Problem ▸
Copy out all lines of the records in which the word "that" appears.

Data ▸
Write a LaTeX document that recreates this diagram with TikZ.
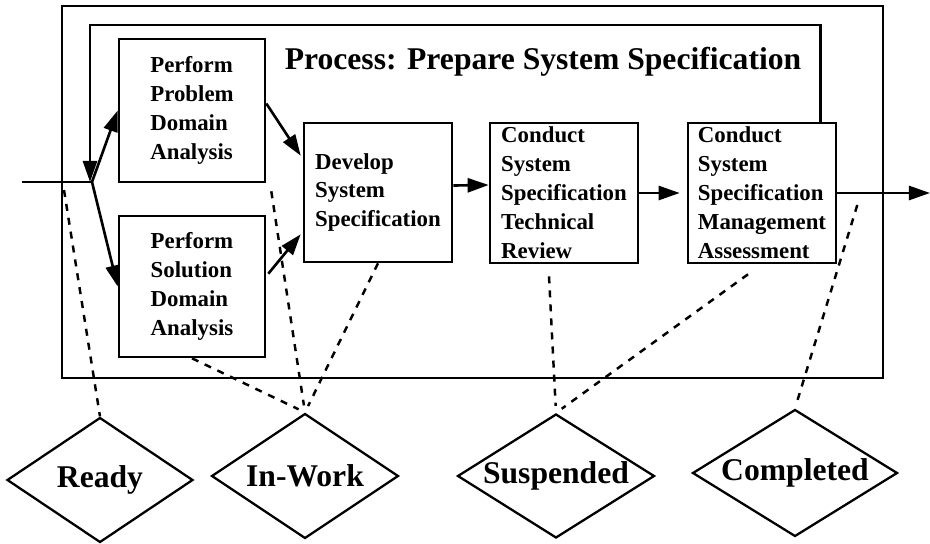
\documentclass[tikz,border=0pt]{standalone}
\usepackage{fontspec}
\setmainfont{Liberation Serif}
\usetikzlibrary{arrows.meta,calc,shapes.geometric}

\begin{document}
\begin{tikzpicture}[x=0.02cm,y=-0.02cm,
        box/.style={draw,line width=1.5pt,align=left,inner sep=0pt,font=\fontsize{13}{16.5}\selectfont\bfseries},
        state/.style={draw,diamond,line width=1.3pt,aspect=1.6,inner sep=0pt,minimum height=2.5cm,font=\fontsize{18}{20}\selectfont\bfseries},
        arr/.style={line width=1.5pt,-{Triangle[length=12pt,width=8pt]}},
        link/.style={line width=1.4pt,dash pattern=on 4pt off 4pt}]
        \useasboundingbox (0,0) rectangle (930,544);
        % frame
        \node [draw,line width=1.5pt,minimum width=16.42cm,minimum height=7.44cm] (proc) at (472.5,192) {};
        \node [font=\fontsize{18}{20}\selectfont\bfseries] (title) at (543,62) {Process: Prepare System Specification};
        % boxes
        \node [box,minimum width=2.92cm,minimum height=2.86cm] (prob) at (192,110.5) {Perform\\Problem\\Domain\\Analysis};
        \node [box,minimum width=2.92cm,minimum height=2.82cm] (sol) at (192,286.5) {Perform\\Solution\\Domain\\Analysis};
        \node [box,minimum width=2.96cm,minimum height=2.78cm] (dev) at (378,192.5) {Develop\\System\\Specification};
        \node [box,minimum width=2.96cm,minimum height=2.8cm] (rev) at (564,193) {Conduct\\System\\Specification\\Technical\\Review};
        \node [box,minimum width=2.96cm,minimum height=2.8cm] (mgmt) at (762,193) {Conduct\\System\\Specification\\Management\\Assessment};
        % states
        \node [state,minimum width=3.72cm] (ready) at (100,480) {Ready};
        \node [state,minimum width=3.74cm] (inwork) at (305,476) {In-Work};
        \node [state,minimum width=3.94cm,minimum height=2.48cm] (susp) at (556,476) {Suspended};
        \node [state,minimum width=4.1cm,minimum height=2.54cm] (done) at (795,473) {Completed};
        % flow
        \coordinate (in) at (22,182);
        \coordinate (split) at (92,182);
        \coordinate (out) at (930,193);
        \coordinate (loop) at (90,25);
        \coordinate (fb) at ($(mgmt.north east)+(-17,0)$);
        \draw [line width=1.5pt] (in) -- (split);
        \draw [arr] (split) -- (prob.west);
        \draw [arr] (split) -- (sol.west);
        \draw [arr] (fb) |- (loop) -- (loop |- split);
        \draw [arr] ($(prob.east)+(0,-7)$) -- ($(dev.north west)+(-2,34)$);
        \draw [arr] ($(sol.north east)+(2,59)$) -- ($(dev.south west)+(-2,-29)$);
        \draw [arr] ($(dev.east)+(0,-7)$) -- ($(rev.west)+(0,-8)$);
        \draw [arr] (rev.east) -- ($(mgmt.west)+(-7,0)$);
        \draw [arr] (mgmt.east) -- (mgmt.east -| out);
        % states links
        \coordinate (rdy) at (64,190);
        \draw [link] (rdy) -- (ready.north);
        \draw [link,shorten >=4pt] (sol.south) -- (inwork.north);
        \draw [link,shorten >=4pt] ($(prob.south east)+(5,8)$) -- (inwork.north);
        \draw [link,shorten >=4pt] (dev.south) -- (inwork.north);
        \draw [link,shorten >=4pt] ($(rev.south)+(-15,12)$) -- (susp.north);
        \draw [link,shorten >=4pt] ($(mgmt.south)+(-14,10)$) -- (susp.north);
        \draw [link,shorten >=4pt] ($(mgmt.east)+(20,12)$) -- (done.north);
\end{tikzpicture}
\end{document}
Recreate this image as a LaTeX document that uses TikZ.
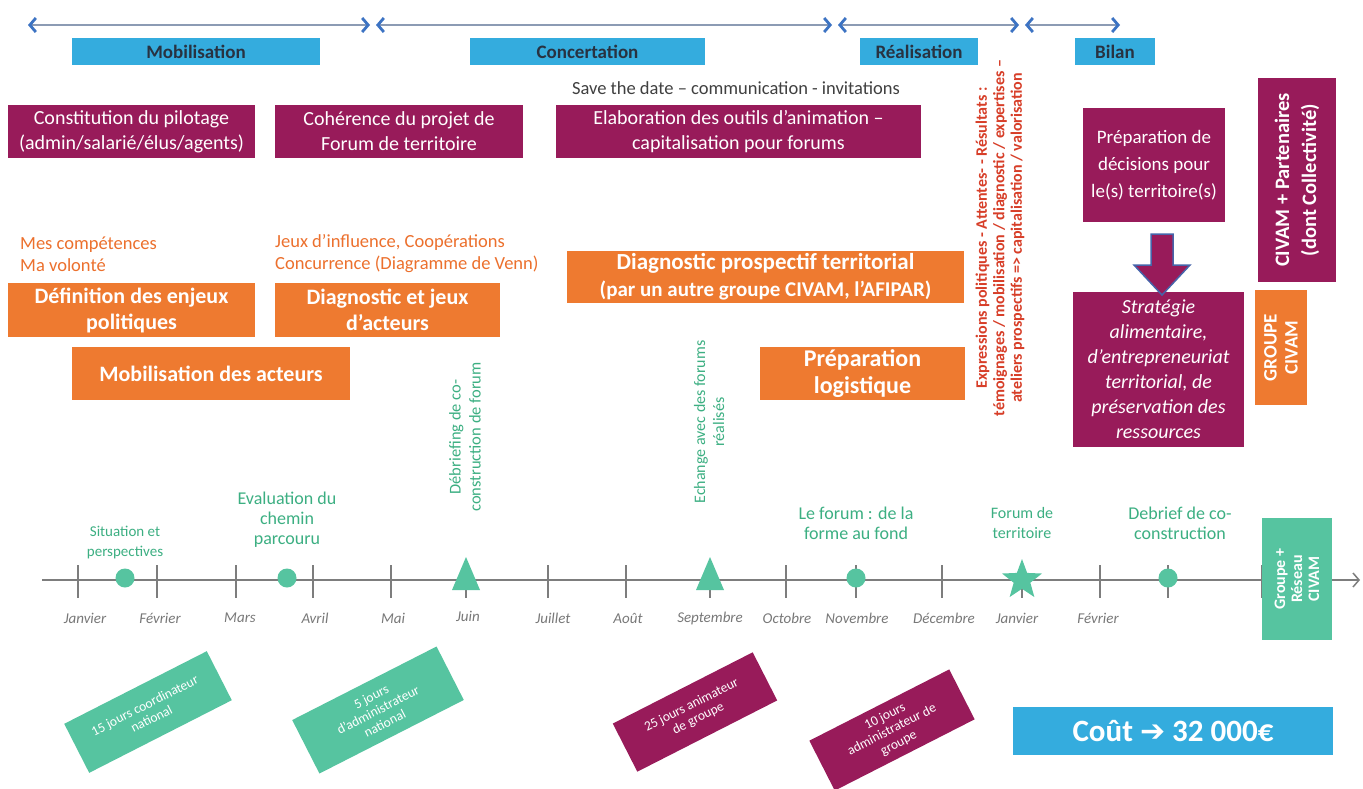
\documentclass[tikz,border=0pt]{standalone}
\usepackage{fontspec}
\setmainfont{Carlito}
\newfontfamily\dejavu{DejaVu Sans}
\usetikzlibrary{arrows.meta,shapes.geometric}
\definecolor{cpurple}{RGB}{152,27,90}
\definecolor{corange}{RGB}{238,122,48}
\definecolor{cblue}{RGB}{52,172,222}
\definecolor{cgreen}{RGB}{86,196,160}
\definecolor{cgtext}{RGB}{60,175,130}
\definecolor{cred}{RGB}{215,62,40}
\definecolor{cotext}{RGB}{236,112,45}
\definecolor{carrow}{RGB}{60,115,195}
\definecolor{cspan}{RGB}{140,155,180}
\definecolor{cline}{RGB}{125,125,125}
\definecolor{cmonth}{RGB}{120,120,120}
\definecolor{cphasetext}{RGB}{40,50,65}
\definecolor{cborder}{RGB}{70,100,170}
\begin{document}
\begin{tikzpicture}[x=1pt,y=-1pt,
  box/.style={inner sep=0pt, align=center, anchor=center},
  pbox/.style={box, fill=cpurple, text=white, font=\fontsize{20}{25}\selectfont},
  obox/.style={box, fill=corange, text=white, font=\fontsize{22}{26}\selectfont\bfseries},
  phase/.style={box, fill=cblue, text=cphasetext, minimum height=27pt, font=\fontsize{19}{22}\selectfont\bfseries},
  gtext/.style={text=cgtext, align=center, inner sep=0pt, font=\fontsize{15}{20}\selectfont},
  gbig/.style={gtext, font=\fontsize{18}{20}\selectfont},
  otext/.style={text=cotext, align=left, inner sep=0pt, anchor=west, font=\fontsize{18.5}{22}\selectfont},
  month/.style={text=cmonth, inner sep=0pt, font=\fontsize{15}{17}\selectfont\itshape},
  span/.style={draw=cspan, line width=1.2pt, {Straight Barb[length=6pt,width=14pt,line width=2.8pt,color=carrow]}-{Straight Barb[length=6pt,width=14pt,line width=2.8pt,color=carrow]}},
  tilt/.style={box, rotate=27, text=white, font=\fontsize{13.5}{15}\selectfont},
  marker/.style={fill=cgreen, draw=none},
  tick/.style={draw=cline, line width=1.2pt}
]
\useasboundingbox[fill=white] (0,0) rectangle (1363,788);

% top phase arrows
\coordinate (a0) at (28,25);  \coordinate (a1) at (370,25);
\coordinate (a2) at (376,25); \coordinate (a3) at (832,25);
\coordinate (a4) at (838,25); \coordinate (a5) at (1019,25);
\coordinate (a6) at (1025,25);\coordinate (a7) at (1120,25);
\draw[span] (a0) -- (a1);
\draw[span] (a2) -- (a3);
\draw[span] (a4) -- (a5);
\draw[span] (a6) -- (a7);

% phase boxes
\node[phase, minimum width=248pt] (ph1) at (196,51.5) {Mobilisation};
\node[phase, minimum width=235pt] (ph2) at (587.5,51.5) {Concertation};
\node[phase, minimum width=118pt] (ph3) at (919,51.5) {Réalisation};
\node[phase, minimum width=80pt] (ph4) at (1115,51.5) {Bilan};

% purple boxes
\node[gtext, text=black!75, font=\fontsize{18.5}{20}\selectfont] (save) at (736,88) {Save the date – communication - invitations};
\node[pbox, minimum width=247pt, minimum height=53pt] (pil) at (131.5,131.5) {Constitution du pilotage\\(admin/salarié/élus/agents)};
\node[pbox, minimum width=248pt, minimum height=53pt] (coh) at (399,131.5) {Cohérence du projet de\\Forum de territoire};
\node[pbox, minimum width=365pt, minimum height=53pt] (elab) at (738.5,131.5) {Elaboration des outils d’animation –\\capitalisation pour forums};
\node[pbox, minimum width=142pt, minimum height=114pt, font=\fontsize{19}{27}\selectfont] (prep) at (1154,165) {Préparation de\\décisions pour\\le(s) territoire(s)};
\node[pbox, rotate=90, minimum width=204pt, minimum height=78pt, font=\fontsize{20.5}{27}\selectfont\bfseries] (civ) at (1297,180) {CIVAM + Partenaires\\(dont Collectivité)};
\node[pbox, minimum width=171pt, minimum height=155pt, font=\fontsize{20}{25}\selectfont\itshape] (strat) at (1158.5,369.5) {Stratégie\\alimentaire,\\d’entrepreneuriat\\territorial, de\\préservation des\\ressources};

% block arrow
\draw[fill=cpurple, draw=cborder, line width=1.5pt, line join=miter]
  (1151,234) -- (1173,234) -- (1173,265) -- (1190,265) -- (1162,295) -- (1134,265) -- (1151,265) -- cycle;

% orange part
\node[otext] (comp) at (20,254) {Mes compétences\\Ma volonté};
\node[otext] (jeux) at (275,254) {Jeux d’influence, Coopérations\\Concurrence (Diagramme de Venn)};
\node[obox, minimum width=247pt, minimum height=54pt] (def) at (131.5,310) {Définition des enjeux\\politiques};
\node[obox, minimum width=225pt, minimum height=54pt] (diag) at (387.5,310) {Diagnostic et jeux\\d’acteurs};
\node[obox, minimum width=278pt, minimum height=53pt] (mob) at (211,373.5) {Mobilisation des acteurs};
\node[obox, minimum width=397pt, minimum height=52pt, font=\fontsize{23}{27}\selectfont\bfseries] (prosp) at (765.5,277) {Diagnostic prospectif territorial\\{\fontsize{21}{27}\selectfont (par un autre groupe CIVAM, l’AFIPAR)}};
\node[obox, minimum width=205pt, minimum height=53pt, font=\fontsize{24}{27}\selectfont\bfseries] (logis) at (862.5,373.5) {Préparation\\logistique};
\node[obox, rotate=90, minimum width=115pt, minimum height=52pt, font=\fontsize{19}{21}\selectfont\bfseries] (grp) at (1281,347.5) {GROUPE\\CIVAM};

% red vertical text
\node[inner sep=0pt, rotate=90, align=center, text=cred, font=\fontsize{16}{17.5}\selectfont\bfseries] (expr) at (1000,238)
  {Expressions politiques - Attentes- - Résultats :\\témoignages / mobilisation / diagnostic / expertises –\\ateliers prospectifs => capitalisation / valorisation};

% timeline
\coordinate (t0) at (42,580);
\coordinate (t1) at (1360,580);
\draw[draw=cline, line width=1.5pt, -{Straight Barb[length=6pt,width=14pt,line width=1.5pt]}] (t0) -- (t1);
\foreach \x in {78,157,236,313,391,466,548,626,710,786,856,942,1022,1100,1168,1262}
  \draw[tick] (\x,565) -- (\x,598);

% markers
\fill[marker] (125,578) circle (9.5);
\fill[marker] (287,578) circle (9.5);
\fill[marker] (466,557) -- (480,590) -- (452,590) -- cycle;
\fill[marker] (710,557) -- (724,590) -- (696,590) -- cycle;
\fill[marker] (856,578) circle (9.5);
\node[star, star points=5, star point ratio=2.4, marker, minimum size=42pt, inner sep=0pt] (star) at (1022,580) {};
\fill[marker] (1168,578) circle (9.5);

% timeline labels
\node[gtext] (l1) at (125,543) {Situation et\\perspectives};
\node[gbig] (l2) at (287,520) {Evaluation du\\chemin\\parcouru};
\node[gtext, rotate=90, font=\fontsize{16.5}{20}\selectfont] (l3) at (465,437) {Débriefing de co-\\construction de forum};
\node[gtext, rotate=90, font=\fontsize{16}{19}\selectfont] (l4) at (709,422) {Echange avec des forums\\réalisés};
\node[gbig] (l5) at (856,523) {Le forum : de la\\forme au fond};
\node[gtext, font=\fontsize{16}{20}\selectfont] (l6) at (1022,523) {Forum de\\territoire};
\node[gbig] (l7) at (1180,523) {Debrief de co-\\construction};

% months
\node[month] (m1) at (85,618) {Janvier};
\node[month] (m2) at (160,618) {Février};
\node[month] (m3) at (240,618) {Mars};
\node[month] (m4) at (315,618) {Avril};
\node[month] (m5) at (393,618) {Mai};
\node[month] (m6) at (468,616) {Juin};
\node[month] (m7) at (553,618) {Juillet};
\node[month] (m8) at (628,618) {Août};
\node[month] (m9) at (710,618) {Septembre};
\node[month] (m10) at (787,618) {Octobre};
\node[month] (m11) at (857,618) {Novembre};
\node[month] (m12) at (944,618) {Décembre};
\node[month] (m13) at (1017,618) {Janvier};
\node[month] (m14) at (1098,618) {Février};

% groupe reseau
\node[box, fill=cgreen, text=white, rotate=90, minimum width=122pt, minimum height=70pt, font=\fontsize{16}{17}\selectfont\bfseries] (res) at (1297,579) {Groupe +\\Réseau\\CIVAM};

% bottom tilted boxes
\node[tilt, fill=cgreen, minimum width=160pt, minimum height=55pt] (g1) at (148,712) {15 jours coordinateur\\national};
\node[tilt, fill=cgreen, minimum width=162pt, minimum height=60pt] (g2) at (378,710) {5 jours\\d’administrateur\\national};
\node[tilt, fill=cpurple, minimum width=157pt, minimum height=54pt] (p1) at (695,712) {25 jours animateur\\de groupe};
\node[tilt, fill=cpurple, minimum width=157pt, minimum height=56pt] (p2) at (892,730) {10 jours\\administrateur de\\groupe};

% cost
\node[box, fill=cblue, text=white, minimum width=320pt, minimum height=48pt, font=\fontsize{31}{32}\selectfont\bfseries] (cout) at (1173,731) {Coût {\dejavu\fontsize{30}{32}\selectfont ➔} 32 000€};
\end{tikzpicture}
\end{document}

Task answer ▸
Write a LaTeX document that recreates this diagram with TikZ.
Recreate this image as a LaTeX document that uses TikZ.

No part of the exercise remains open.